After the Parent Commission's proposal he avoided meetings called by the other three schools but organized a few "community consultations" to plan the new entity. He even persuaded a dozen laymen to petition the Legislative Assembly of Quebec to establish Loyola University with him as president, a total waste of everyone's time because it was against the Commission's clear instructions regarding correct procedures. The Assembly ignored the petition.

His behaviour was so blatantly self-serving and divorced from reality that even other members of the Society of Jesus opposed him. One who taught philosophy at Loyola and was a good friend of my husband and me, often dropping in for meals, was outspoken in his objections to the plans of his boss. He was suddenly transferred to Winnipeg.

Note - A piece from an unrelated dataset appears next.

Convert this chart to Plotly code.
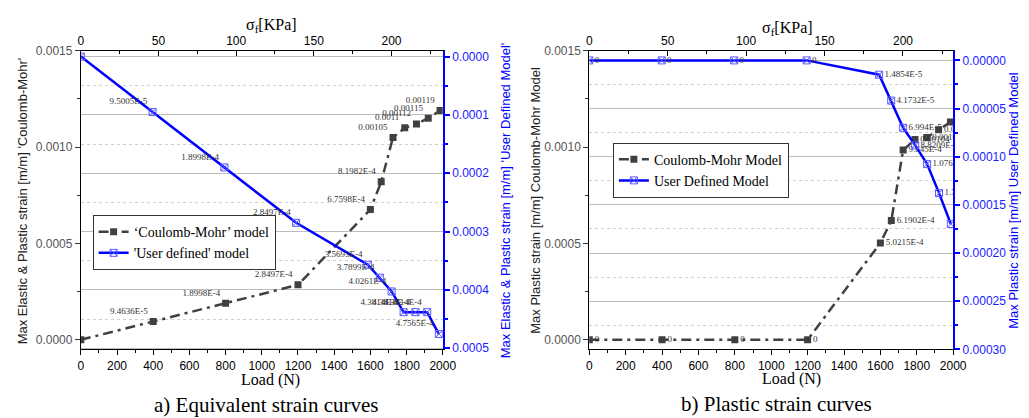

For more than three years the President of Marianopolis, usually with Gloria beside her, met with Quebec's Ministry of Education, the Universite de Montreal (with which Marianopolis was historically affiliated because it was bilingual and Catholic), McGill, St. Joseph Teachers College and Thomas More, with RC community leaders and with the hierarchy of the Archdiocese. The two women's mantra was that what Marianopolis offered was almost unique in North America: Post-secondary Arts and Science degrees "for women only" during the few years of their lives when psychological research showed they develop best without male competition.